What is your role in UEA Rugby?
I am President of the club. I essentially manage the club and my fellow committee members.
What are your ambitions for UEA Rugby this academic year?
Over the past year and going into the next, we have been pushing serious performance. This includes a greater emphasis on strength and conditioning, providing more prescriptive training and introducing video game analysis for our first team. Our goal for the year is first team promotion and a strong recorded performance across our two other BUCS squads.
What are the social aspects of Rugby that you are looking forward to most this year?
Whilst we managed well over zoom, nothing compares to an in person social. As a club, we love a whole club pre-drinks followed by a big sports night. Aside from nights out, I’m looking forward to spending more time together as a club on and off the pitch.

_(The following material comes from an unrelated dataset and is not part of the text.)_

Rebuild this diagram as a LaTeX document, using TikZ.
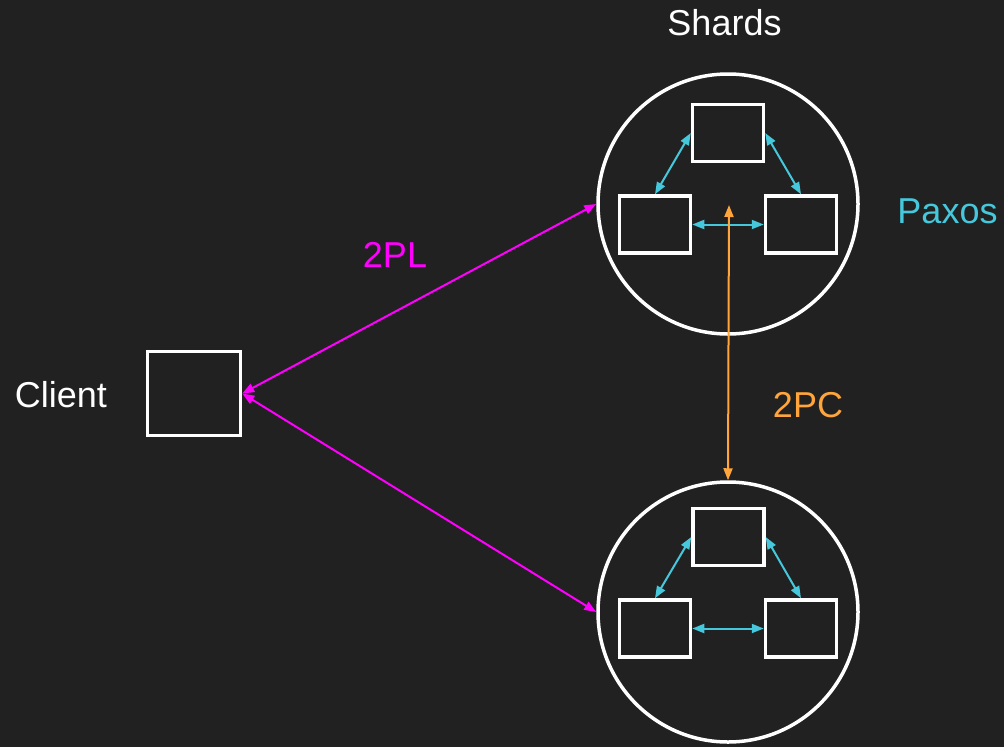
\documentclass[tikz,border=0pt]{standalone}
\usepackage{fontspec}
\setmainfont{Liberation Sans}
\usetikzlibrary{arrows.meta}
\definecolor{bg}{HTML}{212121}
\definecolor{mag}{HTML}{FF00FF}
\definecolor{cy}{HTML}{46C8DC}
\definecolor{orng}{HTML}{FFA53C}
\begin{document}
\begin{tikzpicture}[x=1pt,y=-1pt,
  shardbox/.style={draw=white,line width=3.5pt,rectangle,minimum width=71pt,minimum height=57pt,inner sep=0pt},
  shardcircle/.style={draw=white,line width=3.5pt,circle,minimum size=260pt,inner sep=0pt},
  clientbox/.style={draw=white,line width=3.5pt,rectangle,minimum width=93pt,minimum height=84pt,inner sep=0pt},
  lbl/.style={font=\fontsize{36}{40}\selectfont,anchor=base,inner sep=0pt},
  paxarrow/.style={draw=cy,line width=2pt,{Triangle[length=12pt,width=9pt]}-{Triangle[length=12pt,width=9pt]}},
  plarrow/.style={draw=mag,line width=2pt,{Triangle[length=12pt,width=9pt]}-{Triangle[length=12pt,width=9pt]}},
  pcarrow/.style={draw=orng,line width=2pt,{Triangle[length=12pt,width=9pt]}-{Triangle[length=12pt,width=9pt]}}
]
\fill[bg] (0,0) rectangle (1004,747);
\useasboundingbox (0,0) rectangle (1004,747);

% shards
\node[shardcircle] (topc) at (728,204) {};
\node[shardcircle] (botc) at (728,612) {};

\node[shardbox] (t1) at (728,133) {};
\node[shardbox] (t2) at (655,224.5) {};
\node[shardbox] (t3) at (801,224.5) {};

\node[shardbox] (b1) at (728.5,537) {};
\node[shardbox] (b2) at (655,628.5) {};
\node[shardbox] (b3) at (801,628.5) {};

\node[clientbox] (client) at (194,393.5) {};

% paxos arrows
\draw[paxarrow] (t1.west) -- (t2.north);
\draw[paxarrow] (t1.east) -- (t3.north);
\draw[paxarrow] (t2.east) -- (t3.west);
\draw[paxarrow] (b1.west) -- (b2.north);
\draw[paxarrow] (b1.east) -- (b3.north);
\draw[paxarrow] (b2.east) -- (b3.west);

% 2PL arrows
\draw[plarrow] (client.east) -- (topc.west);
\draw[plarrow] (client.east) -- (botc.west);

% 2PC arrow
\coordinate (pctop) at (729,205);
\draw[pcarrow] (botc.north) -- (pctop);

% labels
\node[lbl,text=white] (shards) at (724.5,35) {Shards};
\node[lbl,text=white] (clientlbl) at (61,407) {Client};
\node[lbl,text=mag] (pl) at (395,267) {2PL};
\node[lbl,text=orng] (pc) at (808,417) {2PC};
\node[lbl,text=cy] (paxos) at (947.5,223) {Paxos};
\end{tikzpicture}
\end{document}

What are the potential challenges that you see for UEA Rugby going forward?
The pandemic arguably hit us hardest as a sport. As the sport requires a lot of close contact, the rules prevented us from competing for over a year. With a long time out of the sport and out of the gym, it will take some time to rebuild the standard the club once played at. Therefore, we are pushing players harder to practise their skills and improve their fitness outside of training hours to accelerate performance across the squads.
How would you encourage students to join Rugby at UEA?
We push performance and want players to play at their best, but we do accept all abilities. We want to give everyone in the UEARFC family the opportunity to thrive and have their efforts recognised. At the end of the day, regardless of what team you play for, you will socialise together. Ones players and threes players will be far off in rugby ability but are equal as people. This is an ethos I discovered early on when joining the club and something I really want to ensure the club carries forward, no matter how distant in ability our teams could eventually become.
In terms of BUCS this year, how does it work for Rugby and how many teams do you have?
In the club, we have threeBUCS teams each made of 23 players. The first team is made of the very best players in the club and the subsequent teams are comprised of those in development, striving to make it into our first fifteen. No player is fixed into a team, and we do a complete evaluation every three weeks to ensure we are giving all players a fair chance to play the level of rugby they deserve. If players don’t make any of our BUCS sides, there is still an opportunity to play for our Trojans team on a Saturday against local teams such as Norwich.
What is your earliest and/or favourite sporting memory?
One of my earliest memories was a double milkshake. For those that aren’t aware, if a game is won, we celebrate in a huddle and sing the classic song “Milkshake” by Kelis. On one occasion, both the twos and threes played at home and won simultaneously. To celebrate, we completed a milkshake with 46 players as opposed to the normal 23. Safe to say it was a messy night in blue bar.
Who are your sporting heroes and why?
Michael Jordan is a big hero of mine. I’m not the biggest basketball fan out there but I’m fascinated by his drive and the high standard he always demands from his teammates, but more importantly himself. I strongly believe above most, it’s essential to always strive for greatness and to put everything you have into something when you say you will. The fact that most don’t, often means that you will come out above the rest if you choose to hold yourself accountable to those high standards.
If you could have competed at Olympic level in anything, which would be your dream sport?
It would be very easy to say rugby 7s as I do really enjoy the sport but outside of rugby, I’m an avid sailor and competing at an Olympic level would be a dream come true. Similar to rugby, there’s a lot out of your control that is often unpredictable. The result of either sport simply depends on how well you face up to those challenges.